By Ray KozakewiczJune 26, 2013
FORT LEE, Va. (June 26) --, Many brothers and sisters often experience natural rivalries, jealously and disagreements growing up and even want to pursue different career and education paths.
This is not the case for Pfc. José Perez and his sister Pfc. Omega Perez. Not only did the siblings join the U.S. Army 246th Quartermaster Reserve Company in Aguadilla, Puerto Rico, on Oct. 17, 2012, they were recently in back-to-back classes at the Joint Mortuary Affairs Center at Fort Lee.
"He (José) decided first to join the Army," said Omega Perez, who is about two years older than her brother. "After doing a lot of research online, he came to me and said, 'Hey, what about joining the Army together?'"
At first, she was unsure about enlisting in the Army Reserve and talked with her brother about what he had learned. "But it came to me pretty quickly. He's my brother, and I want to be with him all the time. Why not? Let's do it," she said.
Joining the military is a family tradition, José said. "My older brother was in the Army in communications."
They also have two aunts who are officers and a pair of uncles in the Air Force.
"My grandpa was in the Army too," Omega added.
Prior to joining the reserves, Omega and José Perez were in the Civil Air Patrol as cadets and she was in the patrol's color guard.
"I always loved the work of the military. They do so much," she said.
After their decision to join, they visited the Army recruiting office, together, of course, to find out more about career opportunities. "After we took the ASVAB (Armed Services Vocational Aptitude Battery,) our scores helped us decide on mortuary affairs," Omega Perez said.
"I wanted to be able to help people," Omega said. "This came up high on our scores and caught my attention, especially the forensics part.
"First, I wanted human resources," said Jose Perez. "But when I found out the unit for human resources was too far from our home, I told Omega that in mortuary affairs we can be together at home. We can do basic training together and then attend mortuary affairs school."
Their plan to do everything together, however, was sidetracked. Omega Perez received her orders first for basic training in Fort Jackson, S.C., so she had about a two-month head start on her brother.
"I wanted to be with her and take care of her, but we were separated for awhile," he said.
After basic training, she came to Fort Lee JMAC in late April for her seven weeks of classes. Her brother began basic training in early April, but they kept in touch. They were reunited in early June when José arrived at the JMAC.
They have no regrets on their career choice.

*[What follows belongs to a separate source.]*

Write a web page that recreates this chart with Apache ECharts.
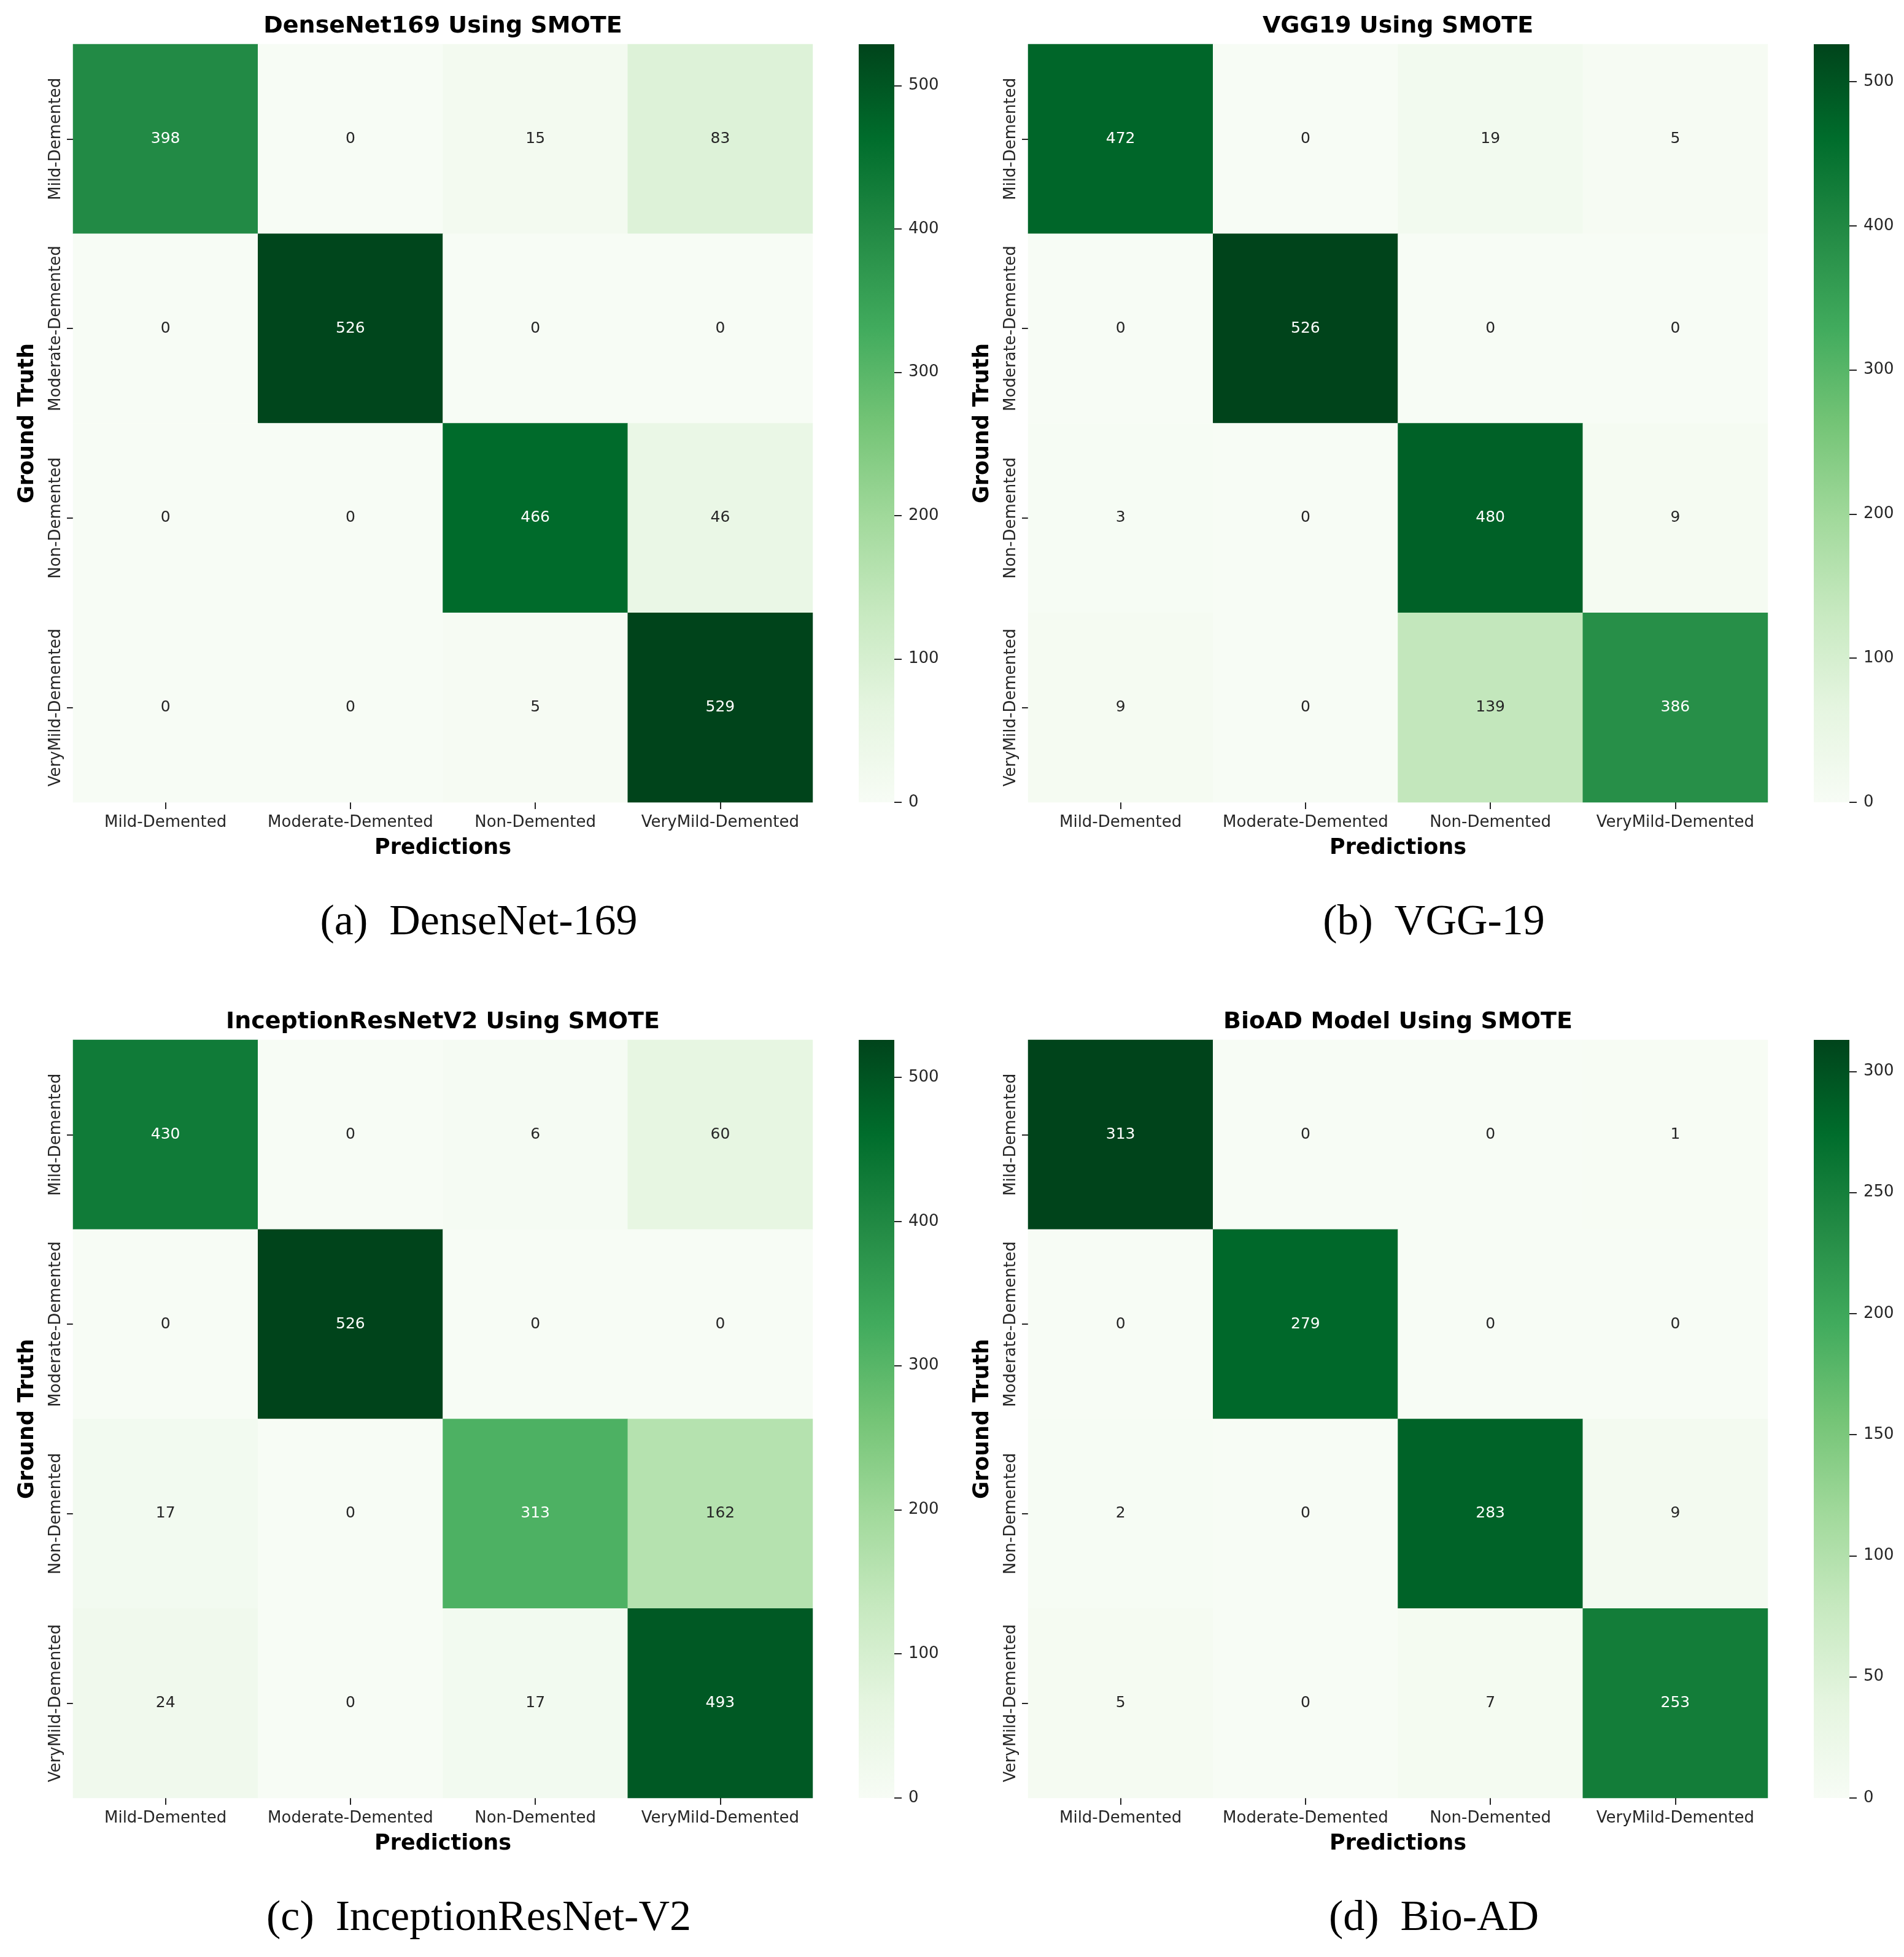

Omega said she has been humbled by her experiences with mortuary affairs.
"This is an honorable field. I have more respect as a person, and for deceased military members. They were just like me. I am doing this for their families to help them heal as soon as possible," she noted.
She has shared all her day-to-day experiences with her brother -- JMAC here, training in Richmond at the morgue and her one-week at Dover Air Force Base, Del.
"I just started -- June 11-- so she's way ahead of me. It was rough the first week but Omega gave me great support for our time together here," he said.
She graduated from JMAC June 21 and returned home, but will keep close tabs on her brother. "I will be here six more weeks alone with my other buddies. It's not the same as having her here for support," José said.
When they both are back in Puerto Rico, they plan to join ROTC at the University of Puerto Rico. And, they plan to enlist in the regular Army with a goal of becoming officers in mortuary affairs -- together.